Isn't the web great? Ten years ago when I was secretly screwing the man by sneaking the newspaper's comics section into the washroom, I never imagined that in the year 2000, I'd be able to sit at my desk and read comics online all freaking day, effectively screwing the man ten times worse while -- and this is the best bit -- looking busy.

There are hundreds of cartoon sites on the net. A vast majority of them are of the Geocities "I want to be a cartoonist, and here's some of my work" variety, and they tend to be, shall we say, "differently good." But for every few of those -- okay, let's be honest, for every thousand of those -- there's a good strip. Perhaps it runs in a few regional or trade publications, or maybe it exists solely online -- whatever. It's really, really funny. And the strip's author has thoughtfully archived his/her comic's entire history online. Hundreds, sometimes thousands of strips, sitting there like a big-ass dish of M&Ms at a Weight Watchers meeting.
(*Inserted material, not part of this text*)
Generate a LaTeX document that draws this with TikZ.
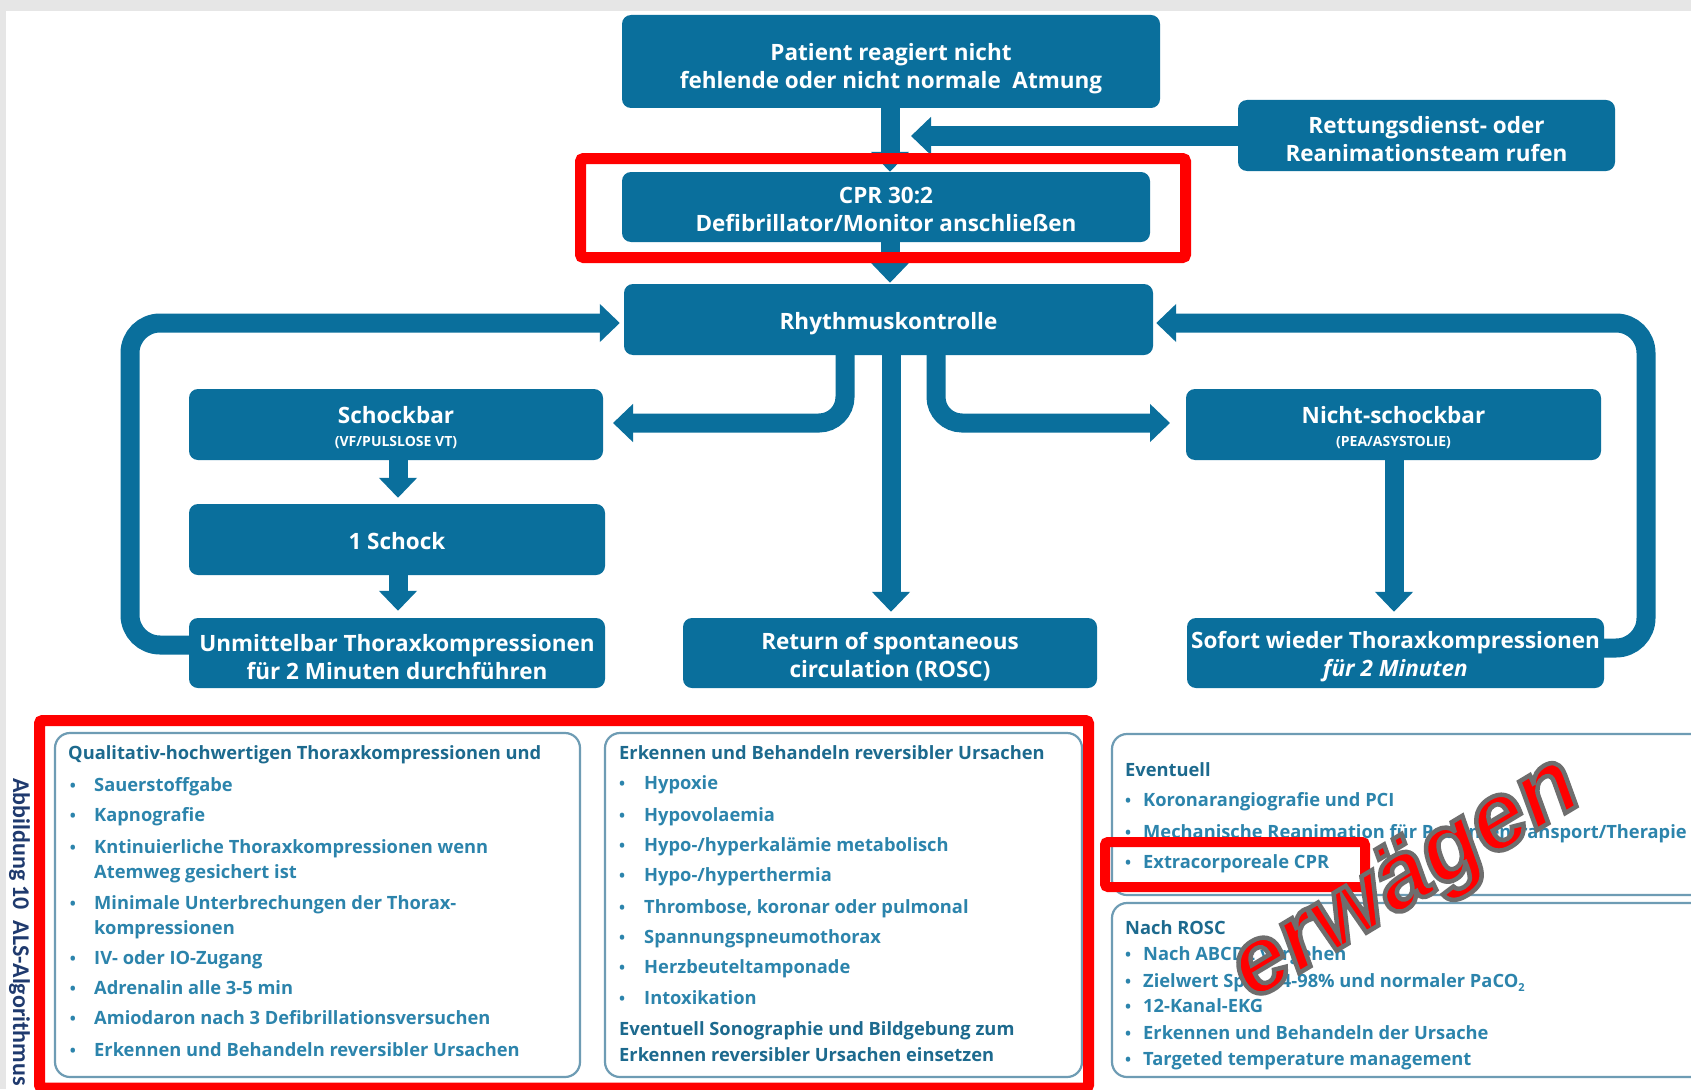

And suddenly, there goes your productivity for the next few days. You've gotta read 'em all.

The very best strips, of course, find their way back into the dead tree format in more permanent form...which brings us to the two books we're discussing today. Strangely, they're also both Canadian.

First up: Coffee with Sinistar, which compiles a couple years' worth of Stephen Notley's "Bob the Angry Flower," which has appeared in various Edmonton magazines and papers, recently returning to its ancestral home at See Magazine.

Bob's a 5'5", anthropomorphic flower with a love of robots and a penchant for world domination. Frequently accompanied by his "friends" Stumpy the tree stump and Freddie the Flying Fetus (!), Bob leaps from absurd get-rich-quick schemes to absurdist social commentary to occasional clashes with, and subsequent humiliation of, UN Secretary-General Kofi Annan.

Christ, that made the strip sound stupid. Trust me, it isn't. The joy of BtAF is that it's all but impossible to tell what's going to happen in the space of eight panels. It will quite possibly involve bears, violence, enough giant lasers and robots to keep Doctor Evil happy for a lifetime, and of course the underlying belief that all people who aren't Bob are gibbering cretinous imbeciles. The humor is generally savage, typically clever and rarely topical or regional -- a safe bet where longevity is concerned. Think of a mixture of Bloom County and Evan Dorkin's immortal "Milk and Cheese," as drawn by Eugene Ionesco and Terry Gilliam. Or don't, as it's quite disturbing and not particularly accurate.

If you're mourning the loss of Peanuts, Bob isn't for you. Bob doesn't always progress from point "A" to point "B" in a leisurely and linear fashion. A typical Bob plotline might begin, nominally, at point "A", jump immediately to point "Q", change tacks and head for point "L" at the fifth panel and then return to point "A" for an ironic twist -- and then try to go backwards. Or not. Fans of the impossible, the fantastic, the non-literal and the subversive will be delighted. Why not read a strip yourself to see what you've been missing?

Visit the site. Buy the book. Whatever.

User Friendly
Illiad
O'Reilly, 1999



Online archive at Userfriendly.org.
Book available at Amazon.

User Friendly is an entirely different animal. A daily strip with more than two years' worth of history, UF appears in Linux Journal and Canadian Computer Wholesaler, though its high-traffic website is probably the strip's most public forum. As you might guess, User Friendly is techie humor, with a strong bias towards the Unix/Linux contingent, but it's pretty accessible to anyone who considers a computerless home "unfurnished".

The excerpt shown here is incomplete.